1. Appeal the appraisal. I don’t know about you, but I’m not perfect. Appraisers aren’t either. If there’s convincing evidence that the appraiser used incomplete or inaccurate information to create the value for the house, ask for an appeal.

2. The buyer can bring extra cash to closing. Buyers who have been inside lots of houses know a good deal when they see one. It’s not uncommon for a buyer to feel very passionately that the house they’re buying is worth what they offered to pay for it. Last spring, I had a buyer pay $10,000 more than the appraisal because he felt the house was worth it. This means he paid his down payment for his loan, plus his closing costs, plus the difference between his loan amount and the appraised value.

3. Buyer and seller can agree to split the difference. Let’s say the purchase price is $500,000 and the appraisal comes in at $490,000. Buyer can offer to pay part of the $10,000 shortage and seller can agree to reduce the sales price for the remaining amount. In this example, if the buyer offers to pay $4000 more than their loan amount and seller agrees to reduce the sales price to $496,000, they can move forward to closing.

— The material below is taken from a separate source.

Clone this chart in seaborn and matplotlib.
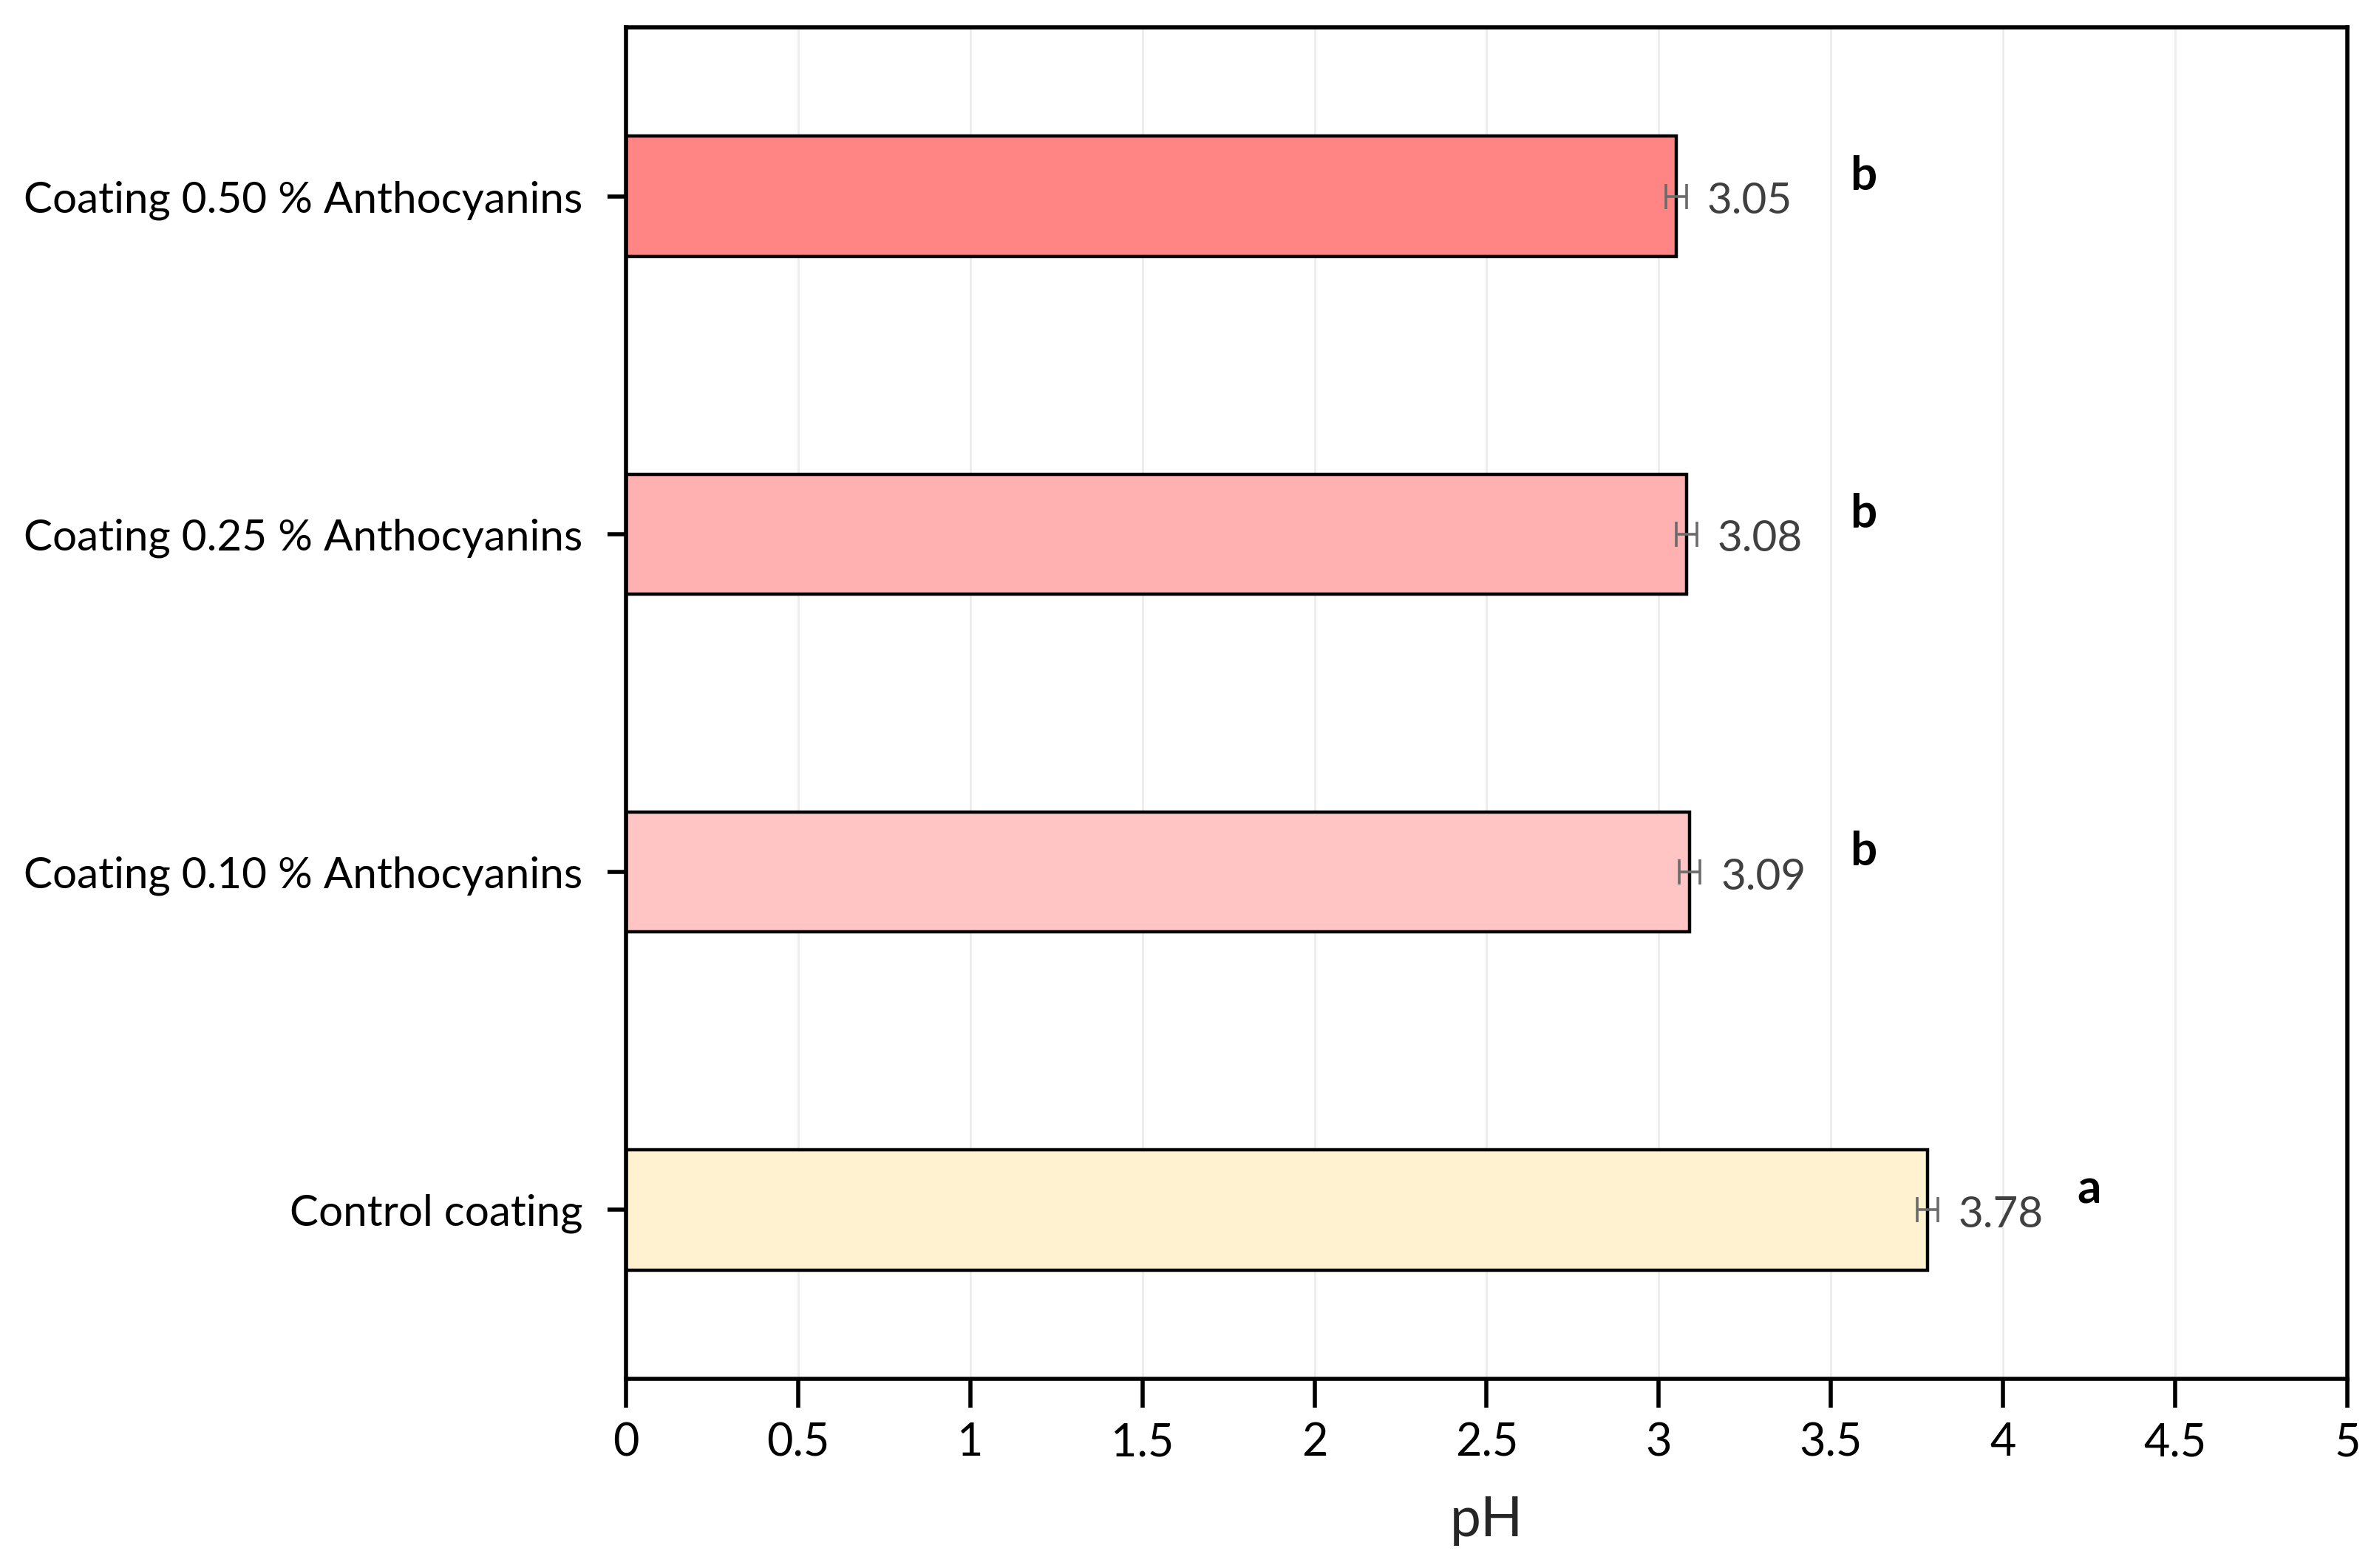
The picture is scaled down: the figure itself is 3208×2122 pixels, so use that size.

4. Seller can reduce the sales price. If the seller agrees to reduce the sales price to match the appraisal, the buyer is obligated to buy the house. This is the only option that gives the buyer no option but to move forward with the transaction.

5. Buyer and seller can terminate the contract. Nowhere in the South Carolina real estate purchase contract does it say that the seller is obligated to reduce his sales price if the appraised value doesn’t meet or exceed it. He is obligated to sell if it matches the sales price or exceeds it, but not if it is below the sales price. So if the seller refuses to reduce the sales price and the buyer cannot or will not bring extra cash to closing, the seller does not have to sell.

6. One last thought: if the buyer is paying cash for the house and the appraisal comes in lower than the sales price, buyer and seller can agree to remove the appraisal contingency from the contract and move forward with the sales price as-is.